INSTRUCTIONS FOR THE TASK: Transcribe the whole listing below without changing a word, but leave out every image.

SOURCE EXCERPT:
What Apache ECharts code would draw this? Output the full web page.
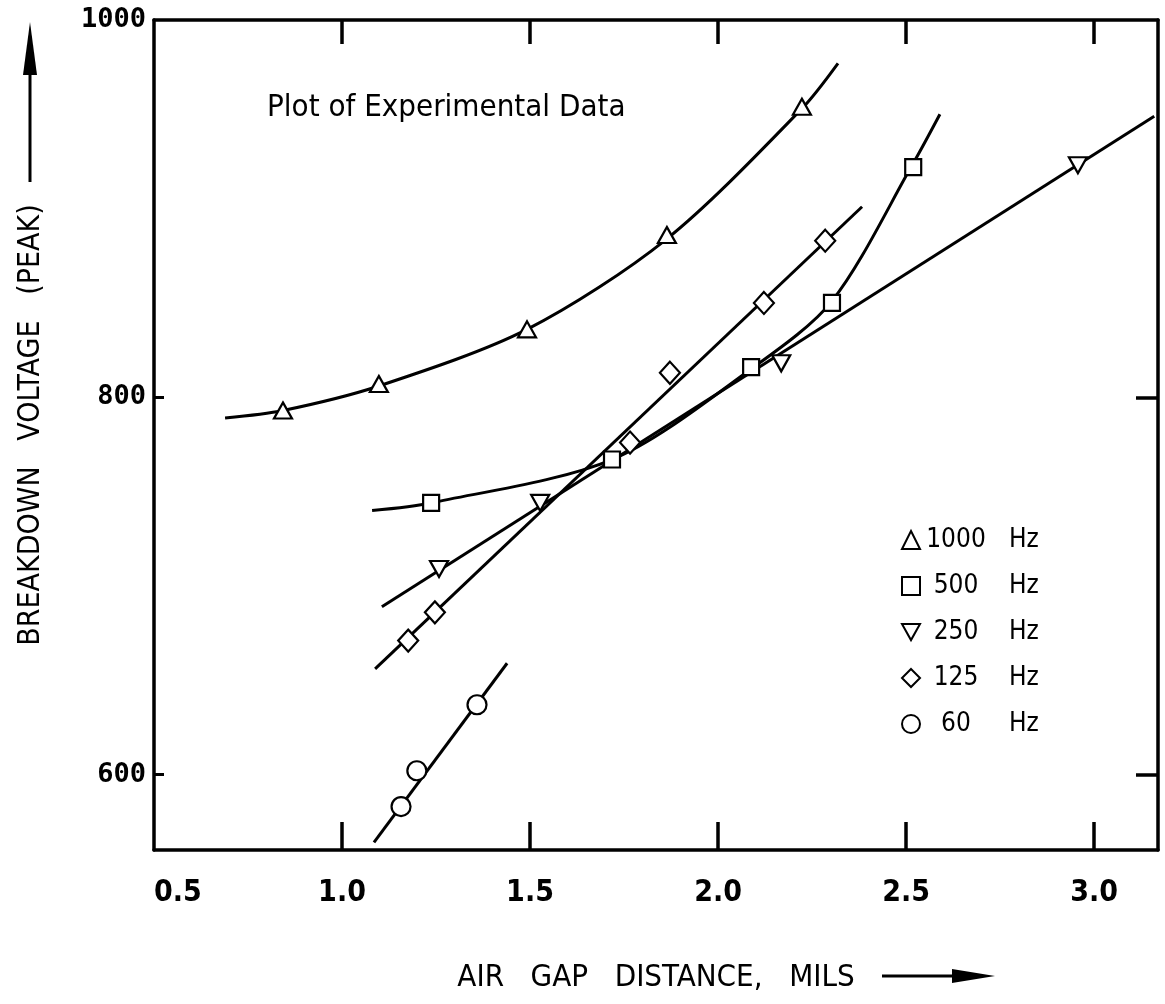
<!DOCTYPE html>
<html>
<head>
<meta charset="utf-8">
<title>Breakdown voltage vs air gap</title>
<script src="https://cdn.jsdelivr.net/npm/echarts@6/dist/echarts.min.js"></script>
<style>
  html, body { margin: 0; padding: 0; background: #fff; }
  #chart { width: 1165px; height: 1004px; }
</style>
</head>
<body>
<div id="chart"></div>
<script>
// axis ticks and labels
const xLabelValues = [0.5, 1.0, 1.5, 2.0, 2.5, 3.0]
const xTickValues = [1.0, 1.5, 2.0, 2.5, 3.0]
const yLabelValues = [600, 800, 1000]
const yTickValues = [600, 800]

// measured points: [air gap (mils), breakdown voltage (peak)]
const hz1000 = [[0.843, 793], [1.098, 807], [1.492, 836], [1.864, 886], [2.223, 954]]
const hz500 = [[1.237, 744], [1.718, 767], [2.088, 816], [2.303, 850], [2.519, 922]]
const hz250 = [[1.258, 709], [1.527, 744], [2.168, 818], [2.957, 923]]
const hz125 = [[1.176, 671], [1.247, 686], [1.766, 776], [1.872, 813], [2.122, 850], [2.285, 883]]
const hz60 = [[1.157, 583], [1.199, 602], [1.359, 637]]

// hand drawn fit lines
const fit1000 = [[0.689, 789], [0.843, 793], [1.098, 806], [1.492, 836], [1.864, 884], [2.223, 953], [2.319, 977]]
const fit500 = [[1.080, 740], [1.237, 744], [1.718, 767], [2.088, 815], [2.303, 851], [2.519, 924], [2.590, 950]]
const fit250 = [[1.106, 689], [3.160, 949]]
const fit125 = [[1.088, 656], [2.383, 901]]
const fit60 = [[1.085, 564], [1.439, 659]]

const NARROW = "'Liberation Sans Narrow', 'DejaVu Sans Condensed', 'Noto Sans', sans-serif"
const DOWN_TRI = 'path://M0,0 L10,0 L5,9 Z'

const chart = echarts.init(document.getElementById('chart'), null, { renderer: 'canvas' })

const marker = (name, data, symbol, size) => ({
  name,
  type: 'scatter',
  data,
  symbol,
  symbolSize: size,
  z: 5,
  itemStyle: { color: '#fff', borderColor: '#000', borderWidth: 2.2, opacity: 1 }
})

const fit = (name, data, smooth) => ({
  name,
  type: 'line',
  data,
  smooth: smooth ? 0.3 : false,
  showSymbol: false,
  silent: true,
  z: 2,
  lineStyle: { color: '#000', width: 3 }
})

const frameLine = { show: true, onZero: false, lineStyle: { color: '#000', width: 3.5 } }

const option = {
  backgroundColor: '#fff',
  animation: false,
  title: {
    text: 'Plot of Experimental Data',
    left: 262,
    top: 87,
    textStyle: { fontFamily: NARROW, fontSize: 31, fontWeight: 'normal', color: '#000' }
  },
  grid: { left: 154, right: 7, top: 20, bottom: 154 },
  legend: {
    data: ['1000 Hz', '500 Hz', '250 Hz', '125 Hz', '60 Hz'],
    orient: 'vertical',
    left: 896,
    top: 522,
    itemWidth: 18,
    itemHeight: 18,
    itemGap: 20,
    formatter: name => {
      const [n, u] = name.split(' ')
      return '{n|' + n + '}{u|' + u + '}'
    },
    textStyle: {
      fontFamily: NARROW,
      fontSize: 26,
      color: '#000',
      rich: {
        n: { width: 62, align: 'right', fontFamily: NARROW, fontSize: 26, color: '#000' },
        u: { padding: [0, 0, 0, 22], fontFamily: NARROW, fontSize: 26, color: '#000' }
      }
    }
  },
  xAxis: [
    {
      type: 'value',
      min: 0.5,
      max: 3.17,
      name: 'AIR   GAP   DISTANCE,   MILS',
      nameLocation: 'middle',
      nameGap: 112,
      nameTextStyle: { fontFamily: NARROW, fontSize: 31, color: '#000' },
      axisLine: frameLine,
      axisTick: { show: true, inside: true, length: 28, customValues: xTickValues, lineStyle: { color: '#000', width: 3.5 } },
      axisLabel: {
        customValues: xLabelValues,
        formatter: v => v.toFixed(1),
        margin: 28,
        alignMinLabel: 'left',
        fontFamily: NARROW,
        fontSize: 30,
        fontWeight: 'bold',
        color: '#000'
      },
      splitLine: { show: false }
    },
    {
      type: 'value',
      position: 'top',
      min: 0.5,
      max: 3.17,
      axisLine: frameLine,
      axisTick: { show: true, inside: true, length: 24, customValues: xTickValues, lineStyle: { color: '#000', width: 3.5 } },
      axisLabel: { show: false },
      splitLine: { show: false }
    }
  ],
  yAxis: [
    {
      type: 'value',
      min: 560,
      max: 1000,
      name: 'BREAKDOWN   VOLTAGE   (PEAK)',
      nameLocation: 'middle',
      nameGap: 108,
      nameRotate: 90,
      nameTextStyle: { fontFamily: NARROW, fontSize: 30, color: '#000', padding: [0, 0, 0, 20] },
      axisLine: frameLine,
      axisTick: { show: true, inside: true, length: 10, customValues: yTickValues, lineStyle: { color: '#000', width: 3 } },
      axisLabel: {
        customValues: yLabelValues,
        formatter: v => String(v),
        margin: 8,
        fontFamily: "'DejaVu Sans Mono', monospace",
        fontSize: 27,
        fontWeight: 'bold',
        color: '#000'
      },
      splitLine: { show: false }
    },
    {
      type: 'value',
      position: 'right',
      min: 560,
      max: 1000,
      axisLine: frameLine,
      axisTick: { show: true, inside: true, length: 22, customValues: yTickValues, lineStyle: { color: '#000', width: 3.5 } },
      axisLabel: { show: false },
      splitLine: { show: false }
    }
  ],
  series: [
    fit('fit 1000', fit1000, true),
    fit('fit 500', fit500, true),
    fit('fit 250', fit250, false),
    fit('fit 125', fit125, false),
    fit('fit 60', fit60, false),
    marker('1000 Hz', hz1000, 'triangle', [18, 16]),
    marker('500 Hz', hz500, 'rect', 16),
    marker('250 Hz', hz250, DOWN_TRI, [18, 16]),
    marker('125 Hz', hz125, 'diamond', [20, 22]),
    marker('60 Hz', hz60, 'circle', 19)
  ],
  graphic: [
    // arrow after the x axis title
    { type: 'line', shape: { x1: 882, y1: 976, x2: 965, y2: 976 }, style: { stroke: '#000', lineWidth: 3 } },
    { type: 'polygon', shape: { points: [[952, 969], [995, 976], [952, 983]] }, style: { fill: '#000' } },
    // arrow above the y axis title
    { type: 'line', shape: { x1: 30, y1: 182, x2: 30, y2: 60 }, style: { stroke: '#000', lineWidth: 3 } },
    { type: 'polygon', shape: { points: [[23, 75], [30, 22], [37, 75]] }, style: { fill: '#000' } }
  ]
}

chart.setOption(option)
</script>
</body>
</html>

REPLY:
What Apache ECharts code would draw this? Output the full web page.
<!DOCTYPE html>
<html>
<head>
<meta charset="utf-8">
<title>Breakdown voltage vs air gap</title>
<script src="https://cdn.jsdelivr.net/npm/echarts@6/dist/echarts.min.js"></script>
<style>
  html, body { margin: 0; padding: 0; background: #fff; }
  #chart { width: 1165px; height: 1004px; }
</style>
</head>
<body>
<div id="chart"></div>
<script>
// axis ticks and labels
const xLabelValues = [0.5, 1.0, 1.5, 2.0, 2.5, 3.0]
const xTickValues = [1.0, 1.5, 2.0, 2.5, 3.0]
const yLabelValues = [600, 800, 1000]
const yTickValues = [600, 800]

// measured points: [air gap (mils), breakdown voltage (peak)]
const hz1000 = [[0.843, 793], [1.098, 807], [1.492, 836], [1.864, 886], [2.223, 954]]
const hz500 = [[1.237, 744], [1.718, 767], [2.088, 816], [2.303, 850], [2.519, 922]]
const hz250 = [[1.258, 709], [1.527, 744], [2.168, 818], [2.957, 923]]
const hz125 = [[1.176, 671], [1.247, 686], [1.766, 776], [1.872, 813], [2.122, 850], [2.285, 883]]
const hz60 = [[1.157, 583], [1.199, 602], [1.359, 637]]

// hand drawn fit lines
const fit1000 = [[0.689, 789], [0.843, 793], [1.098, 806], [1.492, 836], [1.864, 884], [2.223, 953], [2.319, 977]]
const fit500 = [[1.080, 740], [1.237, 744], [1.718, 767], [2.088, 815], [2.303, 851], [2.519, 924], [2.590, 950]]
const fit250 = [[1.106, 689], [3.160, 949]]
const fit125 = [[1.088, 656], [2.383, 901]]
const fit60 = [[1.085, 564], [1.439, 659]]

const NARROW = "'Liberation Sans Narrow', 'DejaVu Sans Condensed', 'Noto Sans', sans-serif"
const DOWN_TRI = 'path://M0,0 L10,0 L5,9 Z'

const chart = echarts.init(document.getElementById('chart'), null, { renderer: 'canvas' })

const marker = (name, data, symbol, size) => ({
  name,
  type: 'scatter',
  data,
  symbol,
  symbolSize: size,
  z: 5,
  itemStyle: { color: '#fff', borderColor: '#000', borderWidth: 2.2, opacity: 1 }
})

const fit = (name, data, smooth) => ({
  name,
  type: 'line',
  data,
  smooth: smooth ? 0.3 : false,
  showSymbol: false,
  silent: true,
  z: 2,
  lineStyle: { color: '#000', width: 3 }
})

const frameLine = { show: true, onZero: false, lineStyle: { color: '#000', width: 3.5 } }

const option = {
  backgroundColor: '#fff',
  animation: false,
  title: {
    text: 'Plot of Experimental Data',
    left: 262,
    top: 87,
    textStyle: { fontFamily: NARROW, fontSize: 31, fontWeight: 'normal', color: '#000' }
  },
  grid: { left: 154, right: 7, top: 20, bottom: 154 },
  legend: {
    data: ['1000 Hz', '500 Hz', '250 Hz', '125 Hz', '60 Hz'],
    orient: 'vertical',
    left: 896,
    top: 522,
    itemWidth: 18,
    itemHeight: 18,
    itemGap: 20,
    formatter: name => {
      const [n, u] = name.split(' ')
      return '{n|' + n + '}{u|' + u + '}'
    },
    textStyle: {
      fontFamily: NARROW,
      fontSize: 26,
      color: '#000',
      rich: {
        n: { width: 62, align: 'right', fontFamily: NARROW, fontSize: 26, color: '#000' },
        u: { padding: [0, 0, 0, 22], fontFamily: NARROW, fontSize: 26, color: '#000' }
      }
    }
  },
  xAxis: [
    {
      type: 'value',
      min: 0.5,
      max: 3.17,
      name: 'AIR   GAP   DISTANCE,   MILS',
      nameLocation: 'middle',
      nameGap: 112,
      nameTextStyle: { fontFamily: NARROW, fontSize: 31, color: '#000' },
      axisLine: frameLine,
      axisTick: { show: true, inside: true, length: 28, customValues: xTickValues, lineStyle: { color: '#000', width: 3.5 } },
      axisLabel: {
        customValues: xLabelValues,
        formatter: v => v.toFixed(1),
        margin: 28,
        alignMinLabel: 'left',
        fontFamily: NARROW,
        fontSize: 30,
        fontWeight: 'bold',
        color: '#000'
      },
      splitLine: { show: false }
    },
    {
      type: 'value',
      position: 'top',
      min: 0.5,
      max: 3.17,
      axisLine: frameLine,
      axisTick: { show: true, inside: true, length: 24, customValues: xTickValues, lineStyle: { color: '#000', width: 3.5 } },
      axisLabel: { show: false },
      splitLine: { show: false }
    }
  ],
  yAxis: [
    {
      type: 'value',
      min: 560,
      max: 1000,
      name: 'BREAKDOWN   VOLTAGE   (PEAK)',
      nameLocation: 'middle',
      nameGap: 108,
      nameRotate: 90,
      nameTextStyle: { fontFamily: NARROW, fontSize: 30, color: '#000', padding: [0, 0, 0, 20] },
      axisLine: frameLine,
      axisTick: { show: true, inside: true, length: 10, customValues: yTickValues, lineStyle: { color: '#000', width: 3 } },
      axisLabel: {
        customValues: yLabelValues,
        formatter: v => String(v),
        margin: 8,
        fontFamily: "'DejaVu Sans Mono', monospace",
        fontSize: 27,
        fontWeight: 'bold',
        color: '#000'
      },
      splitLine: { show: false }
    },
    {
      type: 'value',
      position: 'right',
      min: 560,
      max: 1000,
      axisLine: frameLine,
      axisTick: { show: true, inside: true, length: 22, customValues: yTickValues, lineStyle: { color: '#000', width: 3.5 } },
      axisLabel: { show: false },
      splitLine: { show: false }
    }
  ],
  series: [
    fit('fit 1000', fit1000, true),
    fit('fit 500', fit500, true),
    fit('fit 250', fit250, false),
    fit('fit 125', fit125, false),
    fit('fit 60', fit60, false),
    marker('1000 Hz', hz1000, 'triangle', [18, 16]),
    marker('500 Hz', hz500, 'rect', 16),
    marker('250 Hz', hz250, DOWN_TRI, [18, 16]),
    marker('125 Hz', hz125, 'diamond', [20, 22]),
    marker('60 Hz', hz60, 'circle', 19)
  ],
  graphic: [
    // arrow after the x axis title
    { type: 'line', shape: { x1: 882, y1: 976, x2: 965, y2: 976 }, style: { stroke: '#000', lineWidth: 3 } },
    { type: 'polygon', shape: { points: [[952, 969], [995, 976], [952, 983]] }, style: { fill: '#000' } },
    // arrow above the y axis title
    { type: 'line', shape: { x1: 30, y1: 182, x2: 30, y2: 60 }, style: { stroke: '#000', lineWidth: 3 } },
    { type: 'polygon', shape: { points: [[23, 75], [30, 22], [37, 75]] }, style: { fill: '#000' } }
  ]
}

chart.setOption(option)
</script>
</body>
</html>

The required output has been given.